House debates
Wednesday, 5 November 2025
Bills
Freedom of Information Amendment Bill 2025; Second Reading
11:04 am
Melissa Price (Durack, Liberal Party, Shadow Minister for Science) Share this | Hansard source
In continuance, I might repeat some of the words that I've just said, but I think they're worth repeating. This bill damages public trust. It tells citizens that the government doesn't trust them with the truth. When people can't access information, they can't form an informed opinion, and that strikes at the heart of our democracy. Freedom of information is not a privilege granted by government; it is a right owed to every Australian citizen. When you limit what citizens can know, you limit what they can decide.
The coalition stands for open government, a free press and the people's right to know. We will engage constructively with the Senate inquiry and consider amendments that are genuinely there to protect transparency, including removing the most restrictive provisions in schedules 2, 3, 6, 7 and 8. But make no mistake. As it stands now, this bill is indefensible. It ignores the expert advice of the 2023 Senate inquiry, it expands secrecy, delays access, discourages applications and imposes new costs on citizens.

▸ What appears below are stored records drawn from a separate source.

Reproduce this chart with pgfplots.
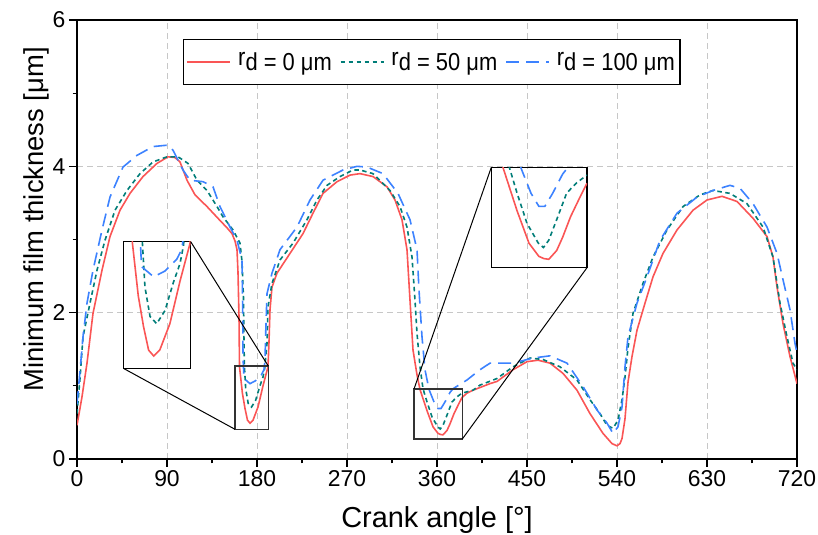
\documentclass[border=0pt]{standalone}
\usepackage{pgfplots}
\pgfplotsset{compat=1.18}
\usepackage{pgfplotstable}
\usepackage{fontspec}
\setmainfont{Liberation Sans}
\definecolor{cred}{RGB}{250,85,85}
\definecolor{cteal}{RGB}{0,125,120}
\definecolor{cblue}{RGB}{60,130,255}

\pgfplotstableread{
x y
0 0.46
5 0.85
10 1.31
16 1.99
25 2.58
33 3.04
43 3.40
53 3.63
66 3.86
80 4.04
91 4.13
98 4.12
103 4.06
110 3.81
118 3.61
130 3.45
143 3.26
150 3.16
155 3.08
158 2.98
160 2.86
161 2.55
162 1.94
162.5 1.26
165.4 0.90
168 0.69
170.5 0.53
173 0.49
176 0.53
181 0.71
186 1.00
191 1.26
192 1.60
193 2.04
195 2.35
200 2.54
213 2.81
226 3.08
236 3.36
246 3.63
260 3.79
273 3.88
283 3.90
296 3.86
310 3.72
318 3.54
325 3.27
330 2.86
332 2.40
334 1.94
336 1.49
340 1.15
343 0.95
350 0.66
356 0.44
361 0.35
363.5 0.335
366 0.33
370 0.39
373 0.48
377 0.62
382 0.76
385 0.84
390 0.90
396 0.94
413 1.03
420 1.06
436 1.22
450 1.33
461 1.35
473 1.31
486 1.17
500 0.94
513 0.62
526 0.35
535 0.21
540 0.18
543 0.21
545 0.28
548 0.55
551 1.05
555 1.40
560 1.76
568 2.13
576 2.49
586 2.81
600 3.13
616 3.40
630 3.54
645 3.59
660 3.52
676 3.29
690 3.04
696 2.76
700 2.35
706 1.85
713 1.40
720 1.03
}\tabA

\pgfplotstableread{
x y
0 0.62
3 1.10
6 1.67
13 2.13
20 2.58
28 2.99
38 3.40
50 3.67
63 3.90
76 4.06
90 4.13
101 4.13
111 4.04
120 3.81
130 3.67
140 3.45
146 3.31
156 3.13
163 2.95
165 2.70
166.5 2.20
167 1.60
167.4 1.27
168.7 0.96
171.2 0.76
174.5 0.71
178.6 0.80
182.7 0.99
186 1.12
187.7 1.24
190 1.58
191 2.08
195 2.40
203 2.72
216 2.95
230 3.27
240 3.54
250 3.74
263 3.86
276 3.95
283 3.95
296 3.90
313 3.67
323 3.45
330 3.17
335 2.76
338 2.17
340 1.72
343 1.26
346 0.96
350 0.78
355 0.575
360.7 0.44
363.3 0.41
366 0.46
370 0.60
375 0.78
380 0.85
385 0.90
396 0.94
403 1.01
420 1.10
436 1.26
453 1.38
466 1.36
483 1.26
500 1.08
513 0.81
523 0.62
530 0.46
536 0.42
541 0.53
545 0.81
548 1.12
551 1.52
556 1.99
566 2.40
576 2.76
590 3.13
606 3.45
623 3.61
636 3.67
653 3.63
670 3.49
686 3.17
696 2.76
703 2.13
710 1.67
716 1.31
720 1.22
}\tabB

\pgfplotstableread{
x y
0 0.75
3 1.20
6 1.67
10 2.13
16 2.58
25 3.13
33 3.58
46 3.99
60 4.15
76 4.27
91 4.29
96 4.22
106 3.95
113 3.81
126 3.79
136 3.72
143 3.45
153 3.17
160 2.99
165 2.72
165.7 2.00
166 1.40
167 1.10
173 1.03
178.6 1.07
184.4 1.15
187 1.22
188 1.35
188.7 1.72
190 2.26
195 2.54
203 2.86
220 3.17
233 3.54
246 3.81
266 3.95
280 4.00
290 3.99
306 3.90
321 3.63
333 3.27
340 2.86
342 2.31
345 1.67
348 1.22
352 0.95
357 0.78
361 0.69
364 0.69
368 0.78
373 0.91
376 0.96
390 1.08
403 1.22
413 1.31
436 1.31
456 1.38
473 1.41
490 1.31
506 0.99
520 0.67
530 0.49
536 0.35
541 0.44
545 0.71
548 1.26
551 1.67
560 2.13
570 2.49
583 2.99
600 3.36
620 3.58
636 3.67
653 3.74
663 3.70
676 3.49
690 3.17
700 2.81
706 2.45
713 2.04
718 1.58
720 1.45
}\tabC

\newcommand{\legtxt}[1]{\scalebox{1}[1.12]{\raisebox{0.18em}{r}d = #1 μm}}

\pgfplotsset{
  sA/.style={cred, line width=1.6bp, solid},
  sB/.style={cteal, line width=1.6bp, dash pattern=on 4.5bp off 3.5bp},
  sC/.style={cblue, line width=1.6bp, dash pattern=on 13bp off 7bp},
  insetax/.style={scale only axis, anchor=south west, xtick=\empty, ytick=\empty,
    axis line style={line width=1.3bp, black}},
}

\begin{document}
\begin{tikzpicture}[x=1bp,y=1bp]
\useasboundingbox (0,0) rectangle (818,535);
\begin{axis}[name=main,
  at={(77bp,76bp)}, anchor=south west,
  scale only axis, width=720bp, height=439bp,
  xmin=0, xmax=720, ymin=0, ymax=6,
  xtick={0,90,...,720}, ytick={0,2,4,6},
  minor xtick={45,135,...,675}, minor ytick={1,3,5},
  tick align=outside, tick pos=left,
  major tick length=8bp, minor tick length=4.5bp,
  every tick/.style={black, line width=1.2bp},
  axis line style={line width=1.6bp, black},
  grid=major,
  major grid style={draw=black!22, dash pattern=on 6bp off 4bp, line width=0.9bp},
  ticklabel style={font=\fontsize{23}{23}\selectfont},
  /pgf/number format/assume math mode=true,
  xlabel={Crank angle [°]},
  xlabel style={font=\fontsize{29}{29}\selectfont, at={(axis description cs:0.5,0)}, anchor=base, yshift=-69bp},
  ylabel={Minimum film thickness [μm]},
  ylabel style={font=\fontsize{27.5}{27.5}\selectfont, at={(axis description cs:0,0.5)}, anchor=base, yshift=34bp, xshift=20bp},
  legend style={at={(axis cs:106,5.745)}, anchor=north west, draw=black, line width=1.3bp,
    font=\fontsize{22}{22}\selectfont, legend columns=3,
    inner xsep=3bp, inner ysep=11bp,
    /tikz/every odd column/.append style={column sep=5bp},
    /tikz/every even column/.append style={column sep=6bp}},
  legend image code/.code={\draw[#1] (0bp,0bp) -- (43bp,0bp);},
]
\addplot[sA] table {\tabA};
\addlegendentry{\legtxt{0}}
\addplot[sB] table {\tabB};
\addlegendentry{\legtxt{50}}
\addplot[sC] table {\tabC};
\addlegendentry{\legtxt{100}}
\draw[line width=1.2bp, black!80] (axis cs:158,0.406) rectangle (axis cs:191.3,1.27);
\draw[line width=1.2bp, black!80] (axis cs:337,0.273) rectangle (axis cs:385.3,0.956);
\coordinate (a1) at (axis cs:191.3,1.27);
\coordinate (b1) at (axis cs:158,0.406);
\coordinate (c2) at (axis cs:337,0.956);
\coordinate (d2) at (axis cs:385.3,0.273);
\end{axis}

\begin{axis}[name=ins1, insetax, at={(123.3bp,166.7bp)}, width=67.4bp, height=126.6bp,
  xmin=158, xmax=191.3, ymin=0.406, ymax=1.27]
\addplot[sA] table {\tabA};
\addplot[sB] table {\tabB};
\addplot[sC] table {\tabC};
\end{axis}

\begin{axis}[name=ins2, insetax, at={(491.3bp,267.3bp)}, width=95.7bp, height=100.4bp,
  xmin=337, xmax=385.3, ymin=0.273, ymax=0.956]
\addplot[sA] table {\tabA};
\addplot[sB] table {\tabB};
\addplot[sC] table {\tabC};
\end{axis}

\draw[line width=1bp] (ins1.north east) -- (a1);
\draw[line width=1bp] (ins1.south west) -- (b1);
\draw[line width=1bp] (ins2.north west) -- (c2);
\draw[line width=1bp] (ins2.south east) -- (d2);
\end{tikzpicture}
\end{document}
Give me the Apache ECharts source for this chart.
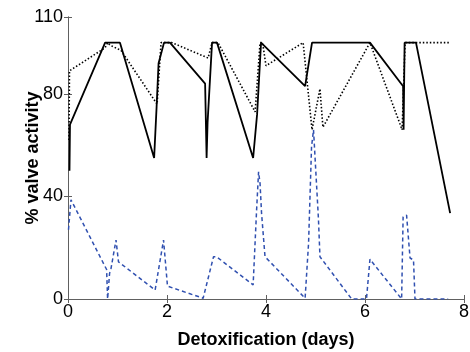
<!DOCTYPE html>
<html>
<head>
<meta charset="utf-8">
<script src="https://cdn.jsdelivr.net/npm/echarts@6/dist/echarts.min.js"></script>
<style>
  html, body { margin: 0; padding: 0; background: #fff; }
  #chart { width: 470px; height: 352px; }
</style>
</head>
<body>
<div id="chart"></div>
<script>
// tick labels
const xTicks = [0, 2, 4, 6, 8];
const yTicks = [0, 40, 80, 110];

// solid black line [day, %]
const solid = [
  [0.03, 50], [0.04, 68], [0.75, 100], [1.05, 100], [1.74, 55], [1.79, 75],
  [1.83, 92], [1.94, 100], [2.06, 100], [2.77, 84], [2.8, 55], [2.82, 69],
  [2.91, 100], [3.01, 100], [3.74, 55], [3.82, 72], [3.9, 100], [3.94, 100],
  [4.79, 83], [4.93, 100], [6.1, 100], [6.77, 83], [6.78, 66], [6.8, 100],
  [7.03, 100], [7.72, 33.5]
];

// dotted black line
const dotted = [
  [0.02, 62], [0.03, 89], [0.75, 98], [0.8, 100], [0.85, 99], [1.07, 97],
  [1.8, 76], [1.88, 100], [2.1, 100], [2.83, 94], [2.91, 100], [3.03, 100],
  [3.78, 73], [3.88, 100], [3.93, 100], [4.0, 91], [4.75, 100], [4.93, 66],
  [5.09, 82], [5.15, 67], [6.1, 100], [6.75, 66], [6.81, 100], [7.72, 100]
];

// dashed blue line
const dashed = [
  [0.01, 27], [0.06, 38.7], [0.78, 11.5], [0.8, 0], [0.84, 10], [0.87, 12],
  [0.97, 23], [1.02, 14.5], [1.76, 3.5], [1.93, 23], [2.01, 5], [2.73, 0.3],
  [2.77, 0.5], [2.94, 16.5], [3.0, 16.5], [3.74, 5.5], [3.81, 34.7], [3.85, 49.6],
  [3.88, 45], [3.91, 33.5], [3.98, 16.5], [4.79, 0.3], [4.86, 21.8], [4.92, 59.4],
  [4.96, 66], [5.02, 45], [5.06, 31], [5.09, 16.5], [5.73, 0], [6.03, 0],
  [6.1, 15.5], [6.74, 0], [6.77, 32], [6.84, 32.7], [6.91, 16], [6.98, 15.2],
  [7.01, 0], [7.68, 0]
];

const chart = echarts.init(document.getElementById('chart'));

const axisColor = '#606060';
const font = 'Liberation Sans, Arial, sans-serif';

const boxAxis = {
  axisLine: { show: true, lineStyle: { color: axisColor, width: 1 } },
  axisTick: { show: true, inside: true, length: 4, lineStyle: { color: axisColor } },
  splitLine: { show: false }
};

const option = {
  animation: false,
  grid: { left: 68, right: 6, top: 17, bottom: 53, outerBoundsMode: 'none' },
  xAxis: [
    {
      type: 'value', min: 0, max: 8, interval: 2, position: 'bottom',
      ...boxAxis,
      axisTick: { ...boxAxis.axisTick, customValues: xTicks },
      axisLabel: { customValues: xTicks, color: '#000', fontSize: 18, fontFamily: font, margin: 4 },
      name: 'Detoxification (days)',
      nameLocation: 'middle', nameGap: 32, nameMoveOverlap: false,
      nameTextStyle: { color: '#000', fontSize: 18, fontWeight: 'bold', fontFamily: font }
    },
    {
      type: 'value', min: 0, max: 8, interval: 2, position: 'top',
      ...boxAxis,
      axisTick: { ...boxAxis.axisTick, customValues: xTicks },
      axisLabel: { show: false }
    }
  ],
  yAxis: [
    {
      type: 'value', min: 0, max: 110, position: 'left',
      ...boxAxis,
      axisTick: { ...boxAxis.axisTick, customValues: yTicks },
      axisLabel: {
        customValues: yTicks, color: '#000', fontSize: 18, fontFamily: font, margin: 5,
        padding: [0, 0, 12, 0]
      },
      name: '% valve activity',
      nameLocation: 'middle', nameGap: 26, nameMoveOverlap: false,
      nameTextStyle: { color: '#000', fontSize: 18, fontWeight: 'bold', fontFamily: font }
    },
    {
      type: 'value', min: 0, max: 110, position: 'right',
      ...boxAxis,
      axisTick: { ...boxAxis.axisTick, customValues: yTicks },
      axisLabel: { show: false }
    }
  ],
  series: [
    {
      type: 'line', data: dashed, showSymbol: false,
      lineStyle: { color: '#3050b0', width: 1.5, type: [4, 3] }
    },
    {
      type: 'line', data: dotted, showSymbol: false,
      lineStyle: { color: '#000', width: 1.6, type: [1.5, 2] }
    },
    {
      type: 'line', data: solid, showSymbol: false,
      lineStyle: { color: '#000', width: 1.8 }
    }
  ]
};

chart.setOption(option);
</script>
</body>
</html>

It turns a system built for accountability into a fortress for concealment.
So you have to ask yourself: what is Labor so scared of and what is the bureaucracy so scared of? Labor says this bill will modernise the freedom-of-information framework, when , in truth, it will take Australia backwards—back to the days when government decisions were made behind closed doors and the public was told only what it was allowed to know. Democracy dies in the darkness, and this bill is darkness by design. The coalition will oppose the Freedom of Information Amendment Bill 2025 because transparency should not depend on convenience. The truth should never come with a price tag.